“We make a living by what we get, but we make a life by what we give.”
[Winston Churchill]
A paragraph in an old Ode magazine article about the art of receiving is a good reminder of the give and take in relationships. It says, “Receiving isn’t easy. If it were, more of us would do it with grace and gratitude. Is there a way to change that? Can we learn to receive so we can be nourished and empowered? These are crucial questions, not just because the holiday season is a time when giving and receiving are part of our daily experience. The ability to receive is, in fact, essential to physical health, psychological balance and spiritual engagement.”
In Enough: True Measures of Money, Business, and Life, John C. Bogle, founder of the Vanguard Mutual Fund Group, explores the boundaries in our relationship with money, the values we should emulate in our business and professional callings, and what we should consider as the true treasures in our lives.

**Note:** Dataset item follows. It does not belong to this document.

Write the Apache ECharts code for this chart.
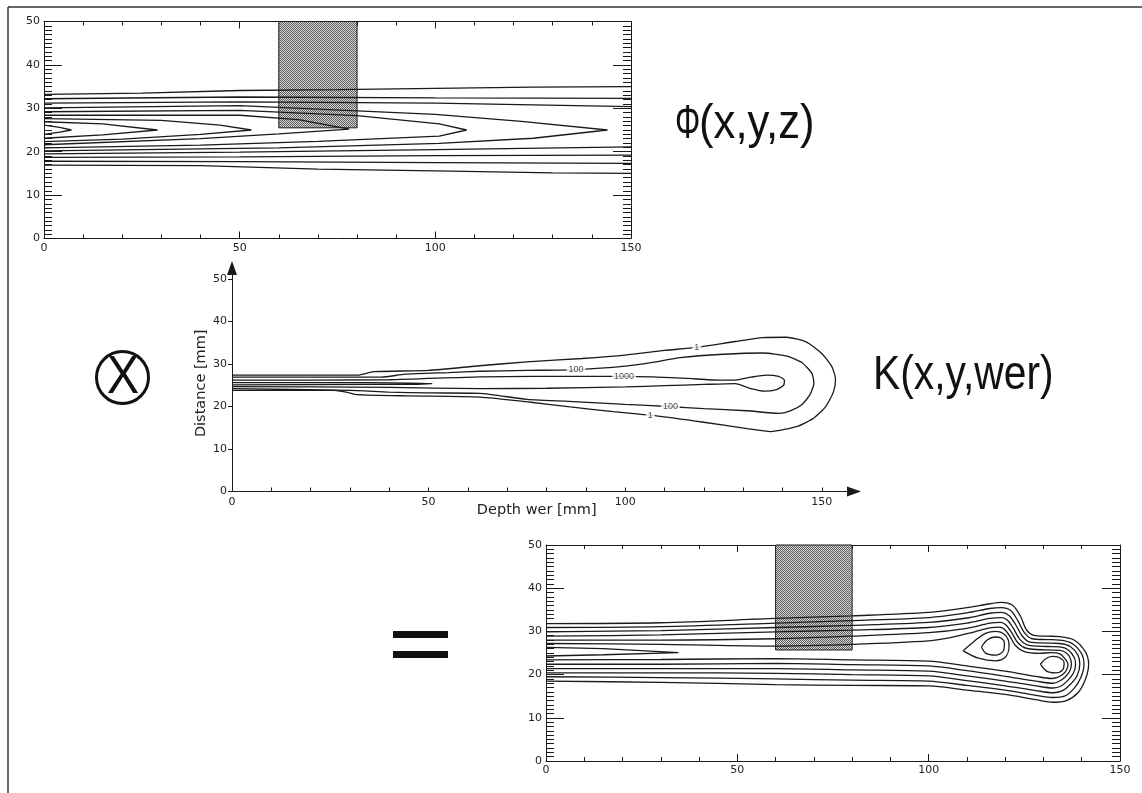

What is enough? The book came out at the culmination of the 2008 financial meltdown. It contains Bogle's investment philosophy and is the culmination of his talks over the years. Enough is the punch line from a delightful Kurt Vonnegut/Joseph Heller story:
“At a party given by a billionaire on Shelter Island, Kurt Vonnegut informs his pal, Joseph Heller, that their host, a hedge fund manager, had made more money in a single day than Heller had earned from his wildly popular novel Catch-22 over its whole history. Heller responds, 'Yes, but I have something he will never have ... enough.'”
“Central to the effective functioning of capitalism,” says Bogle, “was the fundamental principle of trusting and being trusted”—and that is disappearing. The central theme's predictability and the author's point of view were anything but common sense at the time of the book's writing and continue to be a good reminder of the unintended consequences of an unbalanced system.
Learning to tell signal form noise is an acquired skill. Especially when considering the trade-offs between giving and receiving, it's useful to apply the purpose filter. For example, much of what seems signal in social networks is about getting -- gift points, get reviews, share links, "like" a page. Is there substantive value in this exchange?
Since a very early age, receiving has the largest impact on our lives -- the decisions we make, our creations, and the very fabric of what we call living are influenced by how we receive what is on offer.
Whether that be a smile, nature's beauty, a kind word, or an object of desire, the way life bounces off us shapes who we become and what we focus on. We are, in fact, made of butter.